Antweiler sits on the board of directors for a Toronto-based company that used to fly its directors to meetings at its headquarters.

“Well, that costs us $30,000 to $40,000 a pop, so why are we spending this money?” he said. “I suggested as treasurer three years ago to switch to a digital platform, and it’s working just fine. People like it, and it’s a whole lot cheaper. Yes, we don’t personally get together for the meeting anymore, but for a small corporation like ours, it makes all kinds of sense.”

Meanwhile, companies that have been sending employees home to work are now facing new concerns about cybersecurity, according to Christy Wyatt.

“Now you have people remote [working], they’ve taken systems [and] in some cases these are systems that have never been out of the office,” said the CEO of Vancouver tech-security firm Absolute Software Corp. (TSX:ABT).

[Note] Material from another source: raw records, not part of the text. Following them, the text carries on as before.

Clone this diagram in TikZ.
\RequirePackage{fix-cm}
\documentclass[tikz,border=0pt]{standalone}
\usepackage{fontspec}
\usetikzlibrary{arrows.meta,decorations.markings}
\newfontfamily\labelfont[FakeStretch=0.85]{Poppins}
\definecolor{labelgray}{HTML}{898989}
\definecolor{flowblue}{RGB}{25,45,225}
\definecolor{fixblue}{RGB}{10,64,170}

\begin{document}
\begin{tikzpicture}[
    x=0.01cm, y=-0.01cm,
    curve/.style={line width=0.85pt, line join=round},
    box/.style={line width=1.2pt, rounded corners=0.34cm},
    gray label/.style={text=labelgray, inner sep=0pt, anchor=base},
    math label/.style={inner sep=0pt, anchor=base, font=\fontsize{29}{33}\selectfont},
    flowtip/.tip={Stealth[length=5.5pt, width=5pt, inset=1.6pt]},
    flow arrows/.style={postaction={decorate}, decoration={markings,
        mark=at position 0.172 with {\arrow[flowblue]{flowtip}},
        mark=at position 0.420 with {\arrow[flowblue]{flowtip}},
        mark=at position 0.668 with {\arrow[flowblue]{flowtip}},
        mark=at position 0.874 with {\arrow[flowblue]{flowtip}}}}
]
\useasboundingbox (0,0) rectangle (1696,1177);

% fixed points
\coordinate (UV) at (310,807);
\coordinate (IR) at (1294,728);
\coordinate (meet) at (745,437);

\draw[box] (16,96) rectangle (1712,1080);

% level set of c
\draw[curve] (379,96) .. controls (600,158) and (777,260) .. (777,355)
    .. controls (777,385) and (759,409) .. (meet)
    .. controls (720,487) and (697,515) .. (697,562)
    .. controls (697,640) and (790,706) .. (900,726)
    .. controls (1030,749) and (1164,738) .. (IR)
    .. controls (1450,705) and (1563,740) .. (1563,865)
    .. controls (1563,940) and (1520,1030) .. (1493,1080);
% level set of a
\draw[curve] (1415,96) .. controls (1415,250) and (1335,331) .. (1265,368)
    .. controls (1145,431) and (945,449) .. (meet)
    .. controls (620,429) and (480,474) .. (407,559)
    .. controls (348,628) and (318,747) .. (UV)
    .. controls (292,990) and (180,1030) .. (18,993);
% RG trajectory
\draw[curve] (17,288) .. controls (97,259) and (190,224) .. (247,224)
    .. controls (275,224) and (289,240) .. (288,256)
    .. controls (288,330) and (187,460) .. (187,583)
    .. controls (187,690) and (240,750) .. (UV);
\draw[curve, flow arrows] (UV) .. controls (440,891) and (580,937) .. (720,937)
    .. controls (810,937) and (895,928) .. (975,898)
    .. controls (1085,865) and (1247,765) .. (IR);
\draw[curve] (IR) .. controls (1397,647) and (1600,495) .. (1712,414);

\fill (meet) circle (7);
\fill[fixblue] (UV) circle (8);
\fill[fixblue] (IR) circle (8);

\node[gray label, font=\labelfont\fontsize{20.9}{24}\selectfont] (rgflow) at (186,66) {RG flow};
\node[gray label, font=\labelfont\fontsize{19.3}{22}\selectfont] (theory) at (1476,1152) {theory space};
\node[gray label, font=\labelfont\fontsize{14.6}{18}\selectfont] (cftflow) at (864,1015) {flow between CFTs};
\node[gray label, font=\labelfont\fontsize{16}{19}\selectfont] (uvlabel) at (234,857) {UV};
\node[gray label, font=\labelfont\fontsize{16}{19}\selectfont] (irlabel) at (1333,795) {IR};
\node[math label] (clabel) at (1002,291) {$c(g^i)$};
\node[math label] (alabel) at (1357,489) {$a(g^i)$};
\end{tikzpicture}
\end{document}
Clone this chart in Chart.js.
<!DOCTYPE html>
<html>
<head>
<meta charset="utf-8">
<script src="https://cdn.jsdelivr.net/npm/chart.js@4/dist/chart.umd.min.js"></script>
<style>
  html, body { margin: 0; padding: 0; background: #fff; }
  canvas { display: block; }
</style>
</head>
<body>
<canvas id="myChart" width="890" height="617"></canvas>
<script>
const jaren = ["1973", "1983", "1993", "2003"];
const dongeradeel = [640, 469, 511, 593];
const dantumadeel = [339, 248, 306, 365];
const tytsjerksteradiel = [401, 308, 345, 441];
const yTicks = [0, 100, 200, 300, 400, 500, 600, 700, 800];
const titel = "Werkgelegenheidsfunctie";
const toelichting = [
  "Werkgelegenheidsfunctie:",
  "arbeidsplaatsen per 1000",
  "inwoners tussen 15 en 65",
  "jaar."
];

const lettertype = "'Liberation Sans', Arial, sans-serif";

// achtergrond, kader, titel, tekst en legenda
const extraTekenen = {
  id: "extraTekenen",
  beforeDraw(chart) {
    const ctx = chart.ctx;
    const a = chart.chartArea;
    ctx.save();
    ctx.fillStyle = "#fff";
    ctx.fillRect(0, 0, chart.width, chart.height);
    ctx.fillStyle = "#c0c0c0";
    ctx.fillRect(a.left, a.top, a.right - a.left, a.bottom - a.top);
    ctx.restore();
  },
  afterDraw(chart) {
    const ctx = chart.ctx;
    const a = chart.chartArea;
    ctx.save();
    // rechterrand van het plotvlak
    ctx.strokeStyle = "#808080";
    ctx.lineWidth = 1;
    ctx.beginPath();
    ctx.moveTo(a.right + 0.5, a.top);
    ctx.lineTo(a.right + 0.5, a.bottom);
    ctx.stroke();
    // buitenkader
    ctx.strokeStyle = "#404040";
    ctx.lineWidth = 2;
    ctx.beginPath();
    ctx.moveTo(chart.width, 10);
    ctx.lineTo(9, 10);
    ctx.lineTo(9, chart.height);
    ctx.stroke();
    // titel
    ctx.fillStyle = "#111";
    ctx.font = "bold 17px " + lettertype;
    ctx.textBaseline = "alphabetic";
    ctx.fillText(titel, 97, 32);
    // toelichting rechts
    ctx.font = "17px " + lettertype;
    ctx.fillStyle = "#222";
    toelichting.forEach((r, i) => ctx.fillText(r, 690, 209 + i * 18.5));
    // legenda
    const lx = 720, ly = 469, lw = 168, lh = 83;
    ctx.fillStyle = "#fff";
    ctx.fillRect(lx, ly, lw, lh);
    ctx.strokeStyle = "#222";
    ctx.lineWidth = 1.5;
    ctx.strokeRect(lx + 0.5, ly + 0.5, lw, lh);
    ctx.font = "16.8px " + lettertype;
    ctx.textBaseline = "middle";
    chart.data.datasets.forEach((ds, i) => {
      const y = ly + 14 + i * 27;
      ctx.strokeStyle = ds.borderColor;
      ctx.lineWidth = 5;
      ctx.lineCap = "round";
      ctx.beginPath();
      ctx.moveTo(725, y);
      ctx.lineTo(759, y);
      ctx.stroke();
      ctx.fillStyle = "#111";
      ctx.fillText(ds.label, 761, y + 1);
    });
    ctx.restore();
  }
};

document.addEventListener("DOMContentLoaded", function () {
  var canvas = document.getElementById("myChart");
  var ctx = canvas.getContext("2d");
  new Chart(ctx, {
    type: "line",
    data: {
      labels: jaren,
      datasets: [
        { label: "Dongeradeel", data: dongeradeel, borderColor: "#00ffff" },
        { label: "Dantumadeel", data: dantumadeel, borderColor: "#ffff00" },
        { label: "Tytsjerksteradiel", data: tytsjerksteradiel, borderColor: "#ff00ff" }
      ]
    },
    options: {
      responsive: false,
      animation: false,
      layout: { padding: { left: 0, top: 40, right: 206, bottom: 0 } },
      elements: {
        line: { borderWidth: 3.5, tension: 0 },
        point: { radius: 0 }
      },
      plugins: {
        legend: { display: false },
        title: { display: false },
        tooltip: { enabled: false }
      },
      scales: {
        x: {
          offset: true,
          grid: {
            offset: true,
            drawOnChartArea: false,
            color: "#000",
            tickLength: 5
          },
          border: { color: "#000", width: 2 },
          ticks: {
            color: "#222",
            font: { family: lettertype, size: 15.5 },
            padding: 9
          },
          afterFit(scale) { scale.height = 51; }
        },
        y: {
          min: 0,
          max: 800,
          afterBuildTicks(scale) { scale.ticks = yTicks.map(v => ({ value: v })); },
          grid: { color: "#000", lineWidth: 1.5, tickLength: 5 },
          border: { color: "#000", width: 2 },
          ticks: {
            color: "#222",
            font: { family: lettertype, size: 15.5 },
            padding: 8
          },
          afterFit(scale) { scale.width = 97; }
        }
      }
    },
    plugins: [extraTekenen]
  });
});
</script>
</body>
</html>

“Even when devices are in the office, there’s a certain amount of vulnerability … so you’re going to see what I think of as ‘cyber looting.’”

Wyatt said her company expects to see an uptick in cases in which bad actors try to exploit the COVID-19 pandemic through phishing attacks or other means as more companies struggle to figure out best practices for employees working from home.

“They’re looking at new ways to compromise both individuals and industries because then they’re catching us while we’re all off guard,” she said.

Wyatt said now is not the time for more companies to deploy massive new initiatives depending on technology.

In the meantime, Absolute Software is offering to help fix applications for clients remotely for free regardless of whether that was part of the package they’ve licensed.

“I don’t think people will take this as an opportunity for companies to take advantage of the situation. I do think that there’s an opportunity for security companies and technology companies to step up,” Wyatt said.